Valid Palindrome Problem Solution Using Two Pointers

Problem Description

Given a string s, return true if it is a palindrome, or false otherwise.

A string is considered a palindrome if, after converting all uppercase letters into lowercase letters and removing all non-alphanumeric characters, it reads the same forward and backward.

Alphanumeric characters include: Lowercase letters, Uppercase letters and Digits.

Example 1:

Input: s = "A man, a plan, a canal: Panama"
 Output: true

Explanation: After removing non-alphanumeric characters and converting to lowercase: "amanaplanacanalpanama"

The string reads the same from both directions.

Example 2:

Input: s = "race a car"
 Output: false

Explanation: After processing the string: "raceacar", the string is not the same when reversed.

Example 3:

Input: s = " "
 Output: true

Explanation: After removing non-alphanumeric characters, the string becomes empty. An empty string is considered a valid palindrome.

Constraints

The string may contain:
- Uppercase letters
- Lowercase letters
- Digits
- Spaces
- Special characters

The length of the string may vary depending on platform limits.

The output should be:
true → if the processed string is a palindrome
false → otherwise

An efficient solution is expected to process the string in linear time.

Understanding the Problem

The problem is asking us to check whether a string remains identical when read from left to right and right to left after cleaning the string. The cleaning process involves:

1. Ignoring uppercase and lowercase differences
2. Removing spaces and special characters

For example: "A man, a plan, a canal: Panama"
After processing: "amanaplanacanalpanama"

Now if we compare characters from both ends: a == a, m == m and a == a, all characters continue matching until the middle of the string.

Therefore, the string becomes a valid palindrome. The main challenge is efficiently skipping unnecessary characters while comparing both sides of the string.

Hints

The first hint is to think about comparing characters from both ends of the string simultaneously.

A two-pointer technique can help efficiently traverse the string. One pointer starts from the beginning, while the other starts from the end.

Whenever a character is not alphanumeric, simply skip it.

Before comparison, convert characters into lowercase so that uppercase and lowercase letters are treated equally.

If all valid characters match successfully, the string is a palindrome.

Solutions

OPTIMAL

Two Pointer Palindrome Validation Solution

This approach uses the two-pointer technique to efficiently check whether the string is a valid palindrome.

We maintain:
i → pointer starting from the beginning of the string
j → pointer starting from the end of the string

While traversing the string:

1) If the current character is not alphanumeric, we skip it because special characters and spaces are ignored in palindrome validation.

Before comparison, both characters are converted into lowercase so that uppercase and lowercase letters are treated equally.

2) If the characters do not match, Character.toLowerCase(ci) != Character.toLowerCase(cj). Then the string cannot be a palindrome, so we immediately return false.

3) If the characters match successfully, both pointers move toward the center of the string.

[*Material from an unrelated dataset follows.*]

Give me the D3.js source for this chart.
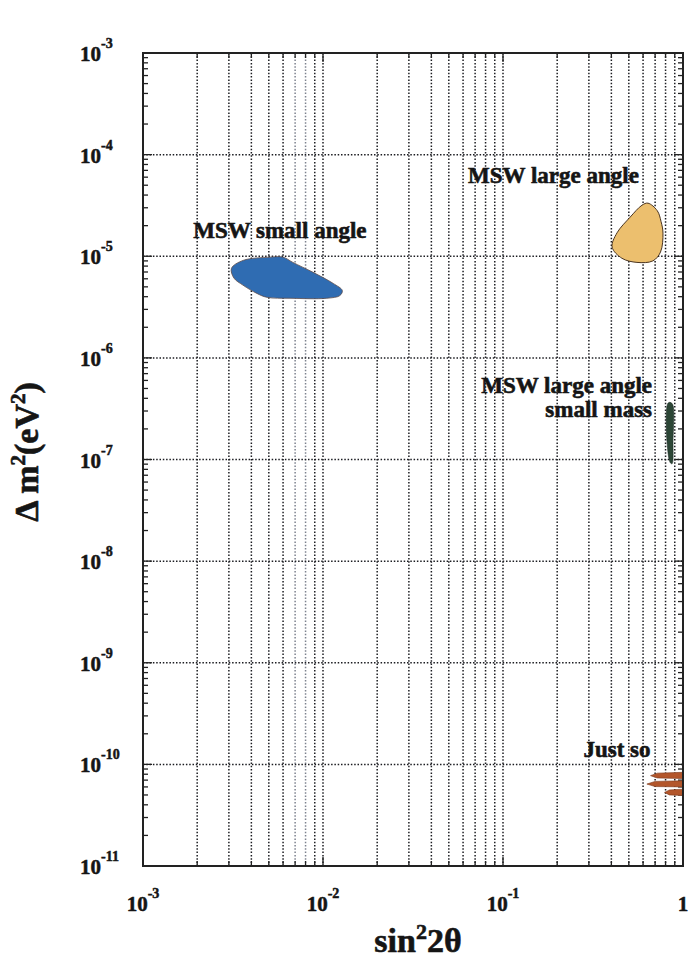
<!DOCTYPE html>
<html>
<head>
<meta charset="utf-8">
<script src="https://cdn.jsdelivr.net/npm/d3@7"></script>
<style>
  body { margin: 0; background: #fff; }
  svg text { font-family: "Liberation Serif", "Times New Roman", serif; font-weight: bold; fill: #151515; }
</style>
</head>
<body>
<div id="chart"></div>
<script>
/* Solar neutrino oscillation solutions - sin^2 2theta vs delta m^2 */

// axis decades
const X_DECADES = [1e-3, 1e-2, 1e-1, 1];
const X_EXPONENTS = ["-3", "-2", "-1", ""];
const Y_DECADES = [1e-3, 1e-4, 1e-5, 1e-6, 1e-7, 1e-8, 1e-9, 1e-10, 1e-11];
const Y_EXPONENTS = ["-3", "-4", "-5", "-6", "-7", "-8", "-9", "-10", "-11"];

// allowed regions, [sin^2 2theta, delta m^2 (eV^2)]
const SMALL_ANGLE = [
  [3.1e-3, 7.6e-6], [3.6e-3, 9.1e-6], [5.08e-3, 9.8e-6], [6.0e-3, 9.8e-6],
  [6.8e-3, 8.7e-6], [8.8e-3, 6.95e-6], [1.14e-2, 5.4e-6], [1.28e-2, 4.6e-6],
  [1.24e-2, 4.1e-6], [1.05e-2, 3.86e-6], [6.56e-3, 3.86e-6], [4.89e-3, 3.94e-6],
  [4.3e-3, 4.3e-6], [3.59e-3, 5.2e-6], [3.2e-3, 6.1e-6]
];
const LARGE_ANGLE = [
  [0.639, 3.33e-5], [0.72, 2.8e-5], [0.755, 2.2e-5], [0.774, 1.69e-5], [0.75, 1.1e-5],
  [0.68, 9.0e-6], [0.555, 8.7e-6], [0.458, 9.55e-6], [0.404, 1.23e-5],
  [0.43, 1.7e-5], [0.508, 2.42e-5], [0.592, 3.18e-5]
];
const LOW_MASS = [
  [0.84, 3.65e-7], [0.875, 3.5e-7], [0.88, 1.5e-7], [0.87, 9.1e-8],
  [0.85, 9.3e-8], [0.815, 1.5e-7], [0.82, 3.5e-7]
];
const JUST_SO = [
  [[0.66, 7.75e-11], [0.72, 8.2e-11], [1, 8.35e-11], [1, 7.25e-11], [0.72, 7.35e-11]],
  [[0.63, 6.4e-11], [0.7, 6.8e-11], [1, 6.9e-11], [1, 6.0e-11], [0.7, 6.05e-11]],
  [[0.79, 5.3e-11], [0.84, 5.6e-11], [1, 5.7e-11], [1, 4.95e-11], [0.84, 5.0e-11]]
];

// region labels: text, x, y (data coords), anchor
const LABELS = [
  { text: "MSW small angle", x: 1.9e-3, y: 1.5e-5, anchor: "start" },
  { text: "MSW large angle", x: 0.064, y: 5.2e-5, anchor: "start" },
  { text: "MSW large angle", x: 0.673, y: 4.47e-7, anchor: "end" },
  { text: "small mass", x: 0.673, y: 2.6e-7, anchor: "end" },
  { text: "Just so", x: 0.66, y: 1.19e-10, anchor: "end" }
];

const W = 691, H = 964;
const PLOT = { left: 143, right: 683, top: 53, bottom: 866 };

const svg = d3.select("#chart").append("svg")
  .attr("width", W).attr("height", H);

const x = d3.scaleLog().domain([1e-3, 1]).range([PLOT.left, PLOT.right]);
const y = d3.scaleLog().domain([1e-3, 1e-11]).range([PLOT.top, PLOT.bottom]);

// every 1..9 position within each decade
const xMinor = [];
X_DECADES.slice(0, -1).forEach((d) => {
  for (let k = 1; k < 10; k++) xMinor.push(d * k);
});
xMinor.push(1);
const yMinor = [];
Y_DECADES.slice(1).forEach((d) => {
  for (let k = 1; k < 10; k++) yMinor.push(d * k);
});
yMinor.push(1e-3);

/* ---------- grid ---------- */
const grid = svg.append("g");
grid.selectAll(".vgrid")
  .data(xMinor.filter((v) => v > 1e-3 * 1.01 && v < 0.99))
  .join("line")
  .attr("x1", (d) => x(d)).attr("x2", (d) => x(d))
  .attr("y1", PLOT.top).attr("y2", PLOT.bottom)
  .attr("stroke", (d) => (d > 6.5e-3 && d < 8.5e-3 ? "#7d828e" : "#1c1d22"))
  .attr("stroke-width", 1.5)
  .attr("stroke-dasharray", "1.5,1.8");

grid.selectAll(".hgrid")
  .data(Y_DECADES.slice(1, -1))
  .join("line")
  .attr("x1", PLOT.left).attr("x2", PLOT.right)
  .attr("y1", (d) => y(d)).attr("y2", (d) => y(d))
  .attr("stroke", "#1c1d22")
  .attr("stroke-width", 1.5)
  .attr("stroke-dasharray", "1.5,1.8");

/* ---------- minor ticks on frame ---------- */
const ticks = svg.append("g").attr("stroke", "#222").attr("stroke-width", 1.3);
yMinor.forEach((v) => {
  const major = Y_DECADES.some((d) => Math.abs(v / d - 1) < 1e-6);
  const len = major ? 9 : 5;
  ticks.append("line").attr("x1", PLOT.left).attr("x2", PLOT.left + len)
    .attr("y1", y(v)).attr("y2", y(v));
  ticks.append("line").attr("x1", PLOT.right).attr("x2", PLOT.right - len)
    .attr("y1", y(v)).attr("y2", y(v));
});
xMinor.forEach((v) => {
  const major = X_DECADES.some((d) => Math.abs(v / d - 1) < 1e-6);
  const len = major ? 9 : 5;
  ticks.append("line").attr("x1", x(v)).attr("x2", x(v))
    .attr("y1", PLOT.bottom).attr("y2", PLOT.bottom - len);
  ticks.append("line").attr("x1", x(v)).attr("x2", x(v))
    .attr("y1", PLOT.top).attr("y2", PLOT.top + len);
});

/* ---------- regions ---------- */
const closed = d3.line().x((d) => x(d[0])).y((d) => y(d[1]))
  .curve(d3.curveCatmullRomClosed.alpha(0.5));
const sharp = d3.line().x((d) => x(d[0])).y((d) => y(d[1]))
  .curve(d3.curveLinearClosed);

svg.append("path").attr("d", closed(SMALL_ANGLE))
  .attr("fill", "#2f6cb2").attr("stroke", "#5a4a4a").attr("stroke-width", 0.8);
svg.append("path").attr("d", closed(LARGE_ANGLE))
  .attr("fill", "#ecbf6e").attr("stroke", "#4a3420").attr("stroke-width", 1);
svg.append("path").attr("d", closed(LOW_MASS))
  .attr("fill", "#2c4636").attr("stroke", "#1e2e26").attr("stroke-width", 0.6);
JUST_SO.forEach((pts) => {
  svg.append("path").attr("d", sharp(pts))
    .attr("fill", "#b3562b").attr("stroke", "#7a3518").attr("stroke-width", 0.6);
});

/* ---------- frame ---------- */
svg.append("rect")
  .attr("x", PLOT.left).attr("y", PLOT.top)
  .attr("width", PLOT.right - PLOT.left).attr("height", PLOT.bottom - PLOT.top)
  .attr("fill", "none").attr("stroke", "#222").attr("stroke-width", 2);

/* ---------- region labels ---------- */
svg.selectAll(".region-label")
  .data(LABELS)
  .join("text")
  .attr("x", (d) => x(d.x)).attr("y", (d) => y(d.y))
  .attr("text-anchor", (d) => d.anchor)
  .attr("font-size", 23)
  .attr("stroke", "#151515").attr("stroke-width", 0.6)
  .text((d) => d.text);

/* ---------- tick labels ---------- */
Y_DECADES.forEach((d, i) => {
  const t = svg.append("text")
    .attr("x", 80).attr("y", y(d) + 8)
    .attr("font-size", 21)
    .attr("stroke", "#151515").attr("stroke-width", 0.5);
  t.append("tspan").text("10");
  t.append("tspan").attr("dy", -13).attr("font-size", 14).text(Y_EXPONENTS[i]);
});

X_DECADES.forEach((d, i) => {
  const t = svg.append("text")
    .attr("x", x(d)).attr("y", 911)
    .attr("text-anchor", "middle")
    .attr("font-size", 21)
    .attr("stroke", "#151515").attr("stroke-width", 0.5);
  if (X_EXPONENTS[i]) {
    t.append("tspan").text("10");
    t.append("tspan").attr("dy", -13).attr("font-size", 14).text(X_EXPONENTS[i]);
  } else {
    t.append("tspan").text("1");
  }
});

/* ---------- axis titles ---------- */
const xt = svg.append("text")
  .attr("x", 418).attr("y", 952)
  .attr("text-anchor", "middle")
  .attr("font-size", 34)
  .attr("stroke", "#151515").attr("stroke-width", 0.6);
xt.append("tspan").text("sin");
xt.append("tspan").attr("dy", -13).attr("font-size", 22).text("2");
xt.append("tspan").attr("dy", 13).text("2\u03b8");

const yt = svg.append("text")
  .attr("transform", "translate(38,452) rotate(-90)")
  .attr("text-anchor", "middle")
  .attr("font-size", 34)
  .attr("stroke", "#151515").attr("stroke-width", 0.6);
yt.append("tspan").text("\u0394 m");
yt.append("tspan").attr("dy", -13).attr("font-size", 21).text("2");
yt.append("tspan").attr("dy", 13).text("(eV");
yt.append("tspan").attr("dy", -13).attr("font-size", 21).text("2");
yt.append("tspan").attr("dy", 13).text(")");
</script>
</body>
</html>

4) If the traversal completes without finding any mismatch, the string is a valid palindrome.

This solution is highly efficient because the string is processed only once.

public class A_TwoPointers {
    public boolean isPalindrome(String s) {
        int i = 0, j = s.length() - 1;

        while (i < j) {
            char ci = s.charAt(i);
            char cj = s.charAt(j);

            if (!Character.isLetterOrDigit(ci)) {
                i++;
            } else if (!Character.isLetterOrDigit(cj)) {
                j--;
            } else {
                // Compare lowercase versions
                if (Character.toLowerCase(ci) != Character.toLowerCase(cj)) {
                    return false;
                }
                i++;
                j--;
            }
        }
        return true;
    }
}

class Solution:

    def isPalindrome(self, s):

        i = 0
        j = len(s) - 1

        while i < j:

            while i < j and not s[i].isalnum():
                i += 1

            while i < j and not s[j].isalnum():
                j -= 1

            if s[i].lower() != s[j].lower():
                return False

            i += 1
            j -= 1

        return True

Time Complexity

O(n)

Space Complexity

O(1)

Conclusion

The Valid Palindrome problem is a classic string problem that teaches efficient character processing and the practical use of the two-pointer technique.

The problem demonstrates how unnecessary characters can be skipped while maintaining efficient traversal from both directions.

Mastering this problem helps build a strong understanding of string manipulation, character validation, and pointer-based traversal, which are frequently used in coding interviews and real-world applications.